1. Alsia californica (Hooker & Arnott) Sullivant, Proc. Am. Ac. Arts Sci. 3: 185. 1855


Neckera californica Hooker & Arnott, Bot. Capt. Beechey’s Voyage, 162.  1833


Plants robust, green to yellow-green to stramineous, in thick, loose mats, tail-forming and spreading widely over the substrate.  Main stem inconspicuous, stoloniform, plagiotropic, tightly adnate against the substrate.  Secondary stems to 8 cm, irregularly subpinnate proximally, more regularly pinnate and frondiform-complanate distally, often curling upward when dry, uncurling erect-ascending when moist, internally divided into a strong 4--6-layered cortex of incrassate, yellow to light brown cells and a medulla of loose, thin-walled hyaline cells; central strand lacking.  Stem leaves to 2 mm.  Lateral branches of unequal length, 5--6(--15) mm, occasionally bearing gametangia or small (less than 3 mm) branchlets, occasionally flagelliform and tapering in moist maritime situations; branch paraphyllia similar to those on main stem, less common. Perigonia conspicuous, persistent, barely 1 mm, borne ± subpinnate and complanate on the secondary stem, occasionally on the side branches, the leaves smallish and apically apiculate, mostly ecostate, the antheridia fusiform.  Perichaetial branches distinctive, borne ± irregularly subpinnate and complanate on the main stem, up to 5 mm; the outer perichaetial leaves ovate to ovate-lanceolate, ecostate, the inner elongate, sheathing, at the apex narrowing abruptly and contracted into a filiform-acuminate point, laminal cells elongate, basally rectangular at 1:5, towards mid-leaf to 1:16.  Seta brown to red-yellow, straight, mostly sheathed by and only slightly emergent from the perichaetial leaves.  Capsules yellowish brown, 1.5--2 mm, barely exserted beyond the perichaetial leaves, oblong-cylindric, the surface smooth; exostome teeth hyaline to brownish yellow, broadly subulate, trabeculate, punctulate-scabrous; endostome segments pale brownish yellow, narrowly subulate, occasionally perforate up the middle, finely papillose; basal membrane low; cilia lacking. 
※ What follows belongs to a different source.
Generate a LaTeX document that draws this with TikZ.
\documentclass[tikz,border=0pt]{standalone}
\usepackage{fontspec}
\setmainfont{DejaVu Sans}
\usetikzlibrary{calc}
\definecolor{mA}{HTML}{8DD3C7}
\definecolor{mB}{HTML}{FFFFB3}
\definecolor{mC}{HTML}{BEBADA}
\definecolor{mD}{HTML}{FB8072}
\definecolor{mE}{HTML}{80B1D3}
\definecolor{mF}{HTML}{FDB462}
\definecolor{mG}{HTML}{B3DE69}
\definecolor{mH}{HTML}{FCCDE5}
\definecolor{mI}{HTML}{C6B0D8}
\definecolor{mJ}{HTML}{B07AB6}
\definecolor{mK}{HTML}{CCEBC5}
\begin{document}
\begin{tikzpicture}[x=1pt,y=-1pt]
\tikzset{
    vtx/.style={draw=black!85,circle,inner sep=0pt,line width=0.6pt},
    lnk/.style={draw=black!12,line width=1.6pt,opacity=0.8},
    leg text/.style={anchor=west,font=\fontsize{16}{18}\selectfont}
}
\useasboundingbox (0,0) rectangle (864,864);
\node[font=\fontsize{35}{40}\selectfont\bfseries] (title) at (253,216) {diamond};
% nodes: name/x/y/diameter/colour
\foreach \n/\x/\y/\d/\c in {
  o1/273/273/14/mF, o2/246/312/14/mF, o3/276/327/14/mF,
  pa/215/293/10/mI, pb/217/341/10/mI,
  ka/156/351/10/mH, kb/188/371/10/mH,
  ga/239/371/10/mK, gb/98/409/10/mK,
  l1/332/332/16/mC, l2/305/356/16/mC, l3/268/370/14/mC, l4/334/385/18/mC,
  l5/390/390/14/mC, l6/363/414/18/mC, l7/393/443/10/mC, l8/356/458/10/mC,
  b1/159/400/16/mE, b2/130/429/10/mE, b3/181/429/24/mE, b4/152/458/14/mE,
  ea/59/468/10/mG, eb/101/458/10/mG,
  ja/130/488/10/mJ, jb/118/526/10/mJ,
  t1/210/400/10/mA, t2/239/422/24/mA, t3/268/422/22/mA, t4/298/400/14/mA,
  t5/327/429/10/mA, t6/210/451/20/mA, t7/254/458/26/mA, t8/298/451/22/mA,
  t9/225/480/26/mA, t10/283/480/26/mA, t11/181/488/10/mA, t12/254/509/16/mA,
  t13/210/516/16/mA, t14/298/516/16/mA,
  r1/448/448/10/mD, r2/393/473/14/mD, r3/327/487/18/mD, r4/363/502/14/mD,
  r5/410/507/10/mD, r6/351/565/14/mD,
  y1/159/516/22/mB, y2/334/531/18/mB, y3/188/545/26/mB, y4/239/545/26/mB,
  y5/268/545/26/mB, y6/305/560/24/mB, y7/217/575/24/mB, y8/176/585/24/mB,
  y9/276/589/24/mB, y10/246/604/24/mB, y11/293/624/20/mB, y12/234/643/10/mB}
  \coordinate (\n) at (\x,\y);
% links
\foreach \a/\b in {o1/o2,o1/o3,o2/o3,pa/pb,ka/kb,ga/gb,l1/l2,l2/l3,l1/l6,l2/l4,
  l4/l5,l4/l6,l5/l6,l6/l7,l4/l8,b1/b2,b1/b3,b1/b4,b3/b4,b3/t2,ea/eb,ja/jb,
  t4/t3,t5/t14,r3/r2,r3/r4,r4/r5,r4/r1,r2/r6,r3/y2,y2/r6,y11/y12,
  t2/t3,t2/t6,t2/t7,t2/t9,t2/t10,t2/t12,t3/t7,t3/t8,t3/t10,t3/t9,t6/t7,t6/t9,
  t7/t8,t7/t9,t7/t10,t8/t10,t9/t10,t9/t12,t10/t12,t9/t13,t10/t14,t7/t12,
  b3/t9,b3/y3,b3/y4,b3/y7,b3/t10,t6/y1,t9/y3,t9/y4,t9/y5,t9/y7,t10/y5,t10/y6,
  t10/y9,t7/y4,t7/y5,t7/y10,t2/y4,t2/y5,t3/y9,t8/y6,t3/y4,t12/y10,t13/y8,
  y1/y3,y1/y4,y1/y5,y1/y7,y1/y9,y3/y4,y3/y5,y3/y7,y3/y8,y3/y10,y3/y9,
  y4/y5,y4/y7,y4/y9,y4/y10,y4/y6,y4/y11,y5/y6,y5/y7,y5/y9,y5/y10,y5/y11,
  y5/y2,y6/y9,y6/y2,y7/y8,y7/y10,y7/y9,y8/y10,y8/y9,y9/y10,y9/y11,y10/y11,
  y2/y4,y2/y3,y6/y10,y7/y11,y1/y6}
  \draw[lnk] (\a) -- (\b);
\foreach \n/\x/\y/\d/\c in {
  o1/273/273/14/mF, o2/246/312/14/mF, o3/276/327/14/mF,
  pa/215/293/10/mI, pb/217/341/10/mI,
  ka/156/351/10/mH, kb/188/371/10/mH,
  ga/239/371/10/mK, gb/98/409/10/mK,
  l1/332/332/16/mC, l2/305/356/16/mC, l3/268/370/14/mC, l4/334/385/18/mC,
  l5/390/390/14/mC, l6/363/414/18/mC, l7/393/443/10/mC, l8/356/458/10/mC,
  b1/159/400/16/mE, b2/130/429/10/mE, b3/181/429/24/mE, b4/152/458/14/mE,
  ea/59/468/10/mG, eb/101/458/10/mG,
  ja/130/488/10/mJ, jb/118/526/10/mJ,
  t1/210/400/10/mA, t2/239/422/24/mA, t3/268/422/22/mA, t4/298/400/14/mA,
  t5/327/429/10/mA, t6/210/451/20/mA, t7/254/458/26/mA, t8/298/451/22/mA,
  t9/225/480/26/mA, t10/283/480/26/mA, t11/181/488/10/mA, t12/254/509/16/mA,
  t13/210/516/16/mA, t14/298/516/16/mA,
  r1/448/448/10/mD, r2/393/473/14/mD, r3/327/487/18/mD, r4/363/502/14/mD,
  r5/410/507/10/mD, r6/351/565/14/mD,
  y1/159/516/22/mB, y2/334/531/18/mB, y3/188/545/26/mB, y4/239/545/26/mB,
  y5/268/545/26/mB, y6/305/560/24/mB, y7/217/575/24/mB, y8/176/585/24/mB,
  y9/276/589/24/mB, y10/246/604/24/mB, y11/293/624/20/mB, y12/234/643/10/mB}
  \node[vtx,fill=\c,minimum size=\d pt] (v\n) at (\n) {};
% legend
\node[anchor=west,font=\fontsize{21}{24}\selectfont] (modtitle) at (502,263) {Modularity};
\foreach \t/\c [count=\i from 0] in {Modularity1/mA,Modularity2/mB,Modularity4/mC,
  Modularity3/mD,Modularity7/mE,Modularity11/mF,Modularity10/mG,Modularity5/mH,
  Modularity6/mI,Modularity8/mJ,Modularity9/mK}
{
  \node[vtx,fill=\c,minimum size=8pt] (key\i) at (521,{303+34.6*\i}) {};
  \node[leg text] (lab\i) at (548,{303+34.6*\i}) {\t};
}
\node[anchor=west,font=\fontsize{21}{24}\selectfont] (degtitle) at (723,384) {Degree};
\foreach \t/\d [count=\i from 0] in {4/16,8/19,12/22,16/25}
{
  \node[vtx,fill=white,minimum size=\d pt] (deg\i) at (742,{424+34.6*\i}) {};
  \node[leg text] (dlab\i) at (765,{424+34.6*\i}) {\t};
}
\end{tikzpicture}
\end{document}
Bark of trunks and branches of Acer, Alnus, Chrysolepis, Lithocarpus, Quercus, Picea, Populus, Sambucus, Sequoia, Umbellularia; rock surfaces, usually siliceous, north of California occasionally calcareous; 0--700 m (usually less than 100 m); B.C.; Calif., Oreg., Wash.; Mexico (Baja California).
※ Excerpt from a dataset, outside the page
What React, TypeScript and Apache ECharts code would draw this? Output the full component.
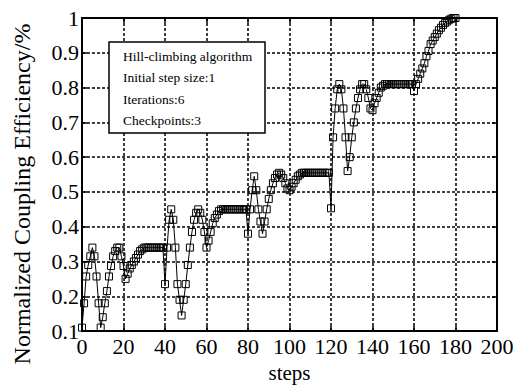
import React, { useEffect, useRef } from "react";
import * as echarts from "echarts";

// Normalized coupling efficiency per step (steps 0..180)
const efficiency: number[] = [
  0.11, 0.18, 0.257, 0.29, 0.315, 0.34, 0.315, 0.257, 0.18, 0.11,
  0.14, 0.18, 0.215, 0.257, 0.287, 0.315, 0.33, 0.34, 0.34, 0.315,
  0.287, 0.25, 0.265, 0.28, 0.29, 0.30, 0.31, 0.32, 0.33, 0.335,
  0.34, 0.34, 0.34, 0.34, 0.34, 0.34, 0.34, 0.34, 0.34, 0.34,
  0.235, 0.34, 0.42, 0.45, 0.42, 0.34, 0.235, 0.19, 0.145, 0.19,
  0.235, 0.29, 0.34, 0.385, 0.42, 0.44, 0.45, 0.44, 0.42, 0.385,
  0.34, 0.36, 0.385, 0.41, 0.425, 0.435, 0.445, 0.45, 0.45, 0.45,
  0.45, 0.45, 0.45, 0.45, 0.45, 0.45, 0.45, 0.45, 0.45, 0.45,
  0.38, 0.45, 0.505, 0.545, 0.505, 0.45, 0.415, 0.38, 0.415, 0.45,
  0.48, 0.505, 0.525, 0.54, 0.55, 0.555, 0.55, 0.54, 0.525, 0.51,
  0.505, 0.515, 0.525, 0.535, 0.545, 0.55, 0.555, 0.555, 0.555, 0.555,
  0.555, 0.555, 0.555, 0.555, 0.555, 0.555, 0.555, 0.555, 0.555, 0.555,
  0.453, 0.657, 0.74, 0.795, 0.81, 0.795, 0.74, 0.657, 0.56, 0.60,
  0.657, 0.70, 0.74, 0.77, 0.795, 0.81, 0.81, 0.795, 0.77, 0.74,
  0.735, 0.755, 0.77, 0.785, 0.80, 0.805, 0.81, 0.81, 0.81, 0.81,
  0.81, 0.81, 0.81, 0.81, 0.81, 0.81, 0.81, 0.81, 0.81, 0.81,
  0.79, 0.81, 0.825, 0.84, 0.855, 0.87, 0.89, 0.905, 0.925, 0.935,
  0.945, 0.955, 0.965, 0.972, 0.98, 0.986, 0.99, 0.995, 0.998, 1.0,
  1.0,
];

const steps: number[] = efficiency.map((_, i) => i);

const xTicks = { min: 0, max: 200, interval: 20 };
const yTicks = { min: 0.1, max: 1, interval: 0.1 };

const xTitle = "steps";
const yTitle = "Normalized Coupling Efficiency/%";

const annotationLines: string[] = [
  "Hill-climbing algorithm",
  "Initial step size:1",
  "Iterations:6",
  "Checkpoints:3",
];

const FONT = "'Liberation Serif', 'Times New Roman', serif";

export default function App() {
  const ref = useRef<HTMLDivElement>(null);

  useEffect(() => {
    document.body.style.margin = "0";
    if (!ref.current) return;
    const chart = echarts.init(ref.current, undefined, { renderer: "svg" });

    const data = steps.map((s, i) => [s, efficiency[i]]);

    const gridLine = {
      show: true,
      lineStyle: { color: "#000", width: 1.5, type: [3, 2] as any },
    };

    const textEls = annotationLines.map((t, i) => ({
      type: "text",
      left: 123,
      top: 49 + i * 21.5,
      style: {
        text: t,
        fill: "#000",
        font: `13.5px ${FONT}`,
      },
      z: 101,
    }));

    chart.setOption({
      animation: false,
      backgroundColor: "#fff",
      grid: { left: 82, right: 20, top: 18, bottom: 43 },
      xAxis: [
        {
          type: "value",
          min: xTicks.min,
          max: xTicks.max,
          interval: xTicks.interval,
          position: "bottom",
          name: xTitle,
          nameLocation: "middle",
          nameGap: 23,
          nameTextStyle: { fontFamily: FONT, fontSize: 21, color: "#000" },
          axisLine: { show: true, onZero: false, lineStyle: { color: "#000", width: 2 } },
          axisTick: { show: true, inside: true, length: 5, lineStyle: { color: "#000", width: 1.5 } },
          axisLabel: { fontFamily: FONT, fontSize: 22, color: "#000", margin: 4 },
          splitLine: gridLine,
        },
        {
          type: "value",
          min: xTicks.min,
          max: xTicks.max,
          interval: xTicks.interval,
          position: "top",
          axisLine: { show: true, onZero: false, lineStyle: { color: "#000", width: 2 } },
          axisTick: { show: true, inside: true, length: 5, lineStyle: { color: "#000", width: 1.5 } },
          axisLabel: { show: false },
          splitLine: { show: false },
        },
      ],
      yAxis: [
        {
          type: "value",
          min: yTicks.min,
          max: yTicks.max,
          interval: yTicks.interval,
          position: "left",
          axisLine: { show: true, onZero: false, lineStyle: { color: "#000", width: 2 } },
          axisTick: { show: true, inside: true, length: 5, lineStyle: { color: "#000", width: 1.5 } },
          axisLabel: {
            fontFamily: FONT,
            fontSize: 22,
            color: "#000",
            margin: 3,
            formatter: (v: number) => String(+v.toFixed(1)),
          },
          splitLine: gridLine,
        },
        {
          type: "value",
          min: yTicks.min,
          max: yTicks.max,
          interval: yTicks.interval,
          position: "right",
          axisLine: { show: true, onZero: false, lineStyle: { color: "#000", width: 2 } },
          axisTick: { show: true, inside: true, length: 5, lineStyle: { color: "#000", width: 1.5 } },
          axisLabel: { show: false },
          splitLine: { show: false },
        },
      ],
      series: [
        {
          type: "line",
          xAxisIndex: 0,
          yAxisIndex: 0,
          data,
          symbol: "rect",
          symbolSize: 7,
          showAllSymbol: true,
          lineStyle: { color: "#000", width: 1 },
          itemStyle: { color: "rgba(255,255,255,0)", borderColor: "#000", borderWidth: 1 },
          emphasis: { disabled: true },
        },
      ],
      graphic: [
        {
          type: "text",
          x: 22,
          y: 194,
          rotation: Math.PI / 2,
          style: {
            text: yTitle,
            fill: "#000",
            font: `24px ${FONT}`,
            textAlign: "center",
            textVerticalAlign: "middle",
          },
        },
        {
          type: "rect",
          shape: { x: 109, y: 42, width: 156, height: 91 },
          style: { fill: "#fff", stroke: "#000", lineWidth: 1.5 },
          z: 100,
        },
        ...textEls,
      ],
    });

    return () => chart.dispose();
  }, []);

  return <div ref={ref} style={{ width: 517, height: 388 }} />;
}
Alsia californica is an important component of the moss flora of mostly maritime western North America.  In California it extends primarily from Los Angeles County to Del Norte County.  It diminishes in frequency roughly at the California-Oregon state line, continues sporadically northward along the coast, and then reappears more commonly in Puget Sound, Vancouver Island and southwest British Columbia.  Literature reviews fail to produce verifiable reports, and herbarium searches fail to produce reliable collections, of A. californica anywhere north of the 50th parallel (central Vancouver Island); the two mid-nineteenth-century reports of its occurrence in Alaska are probably mislabeled.  In California, Oregon and Washington it usually grows in maritime habitats, quickly diminishing with distance from the coast and penetrating inland only in canyon riparian microhabitats (Norris and Shevock, 2004).  In British Columbia, it extends further inland, up the Fraser River Valley approximately 150 km to just east of Hope (W. B. Schofield 1976).  Ecovariant forms occur on guano-enriched rock islands immediately offshore throughout its range.  Flagelliform variants, with ecostate, caducous leaves and/or fewer paraphyllia, occur in poplar stands of the Fraser Valley and occasionally in the sun-drenched upper canopies of coastal redwoods.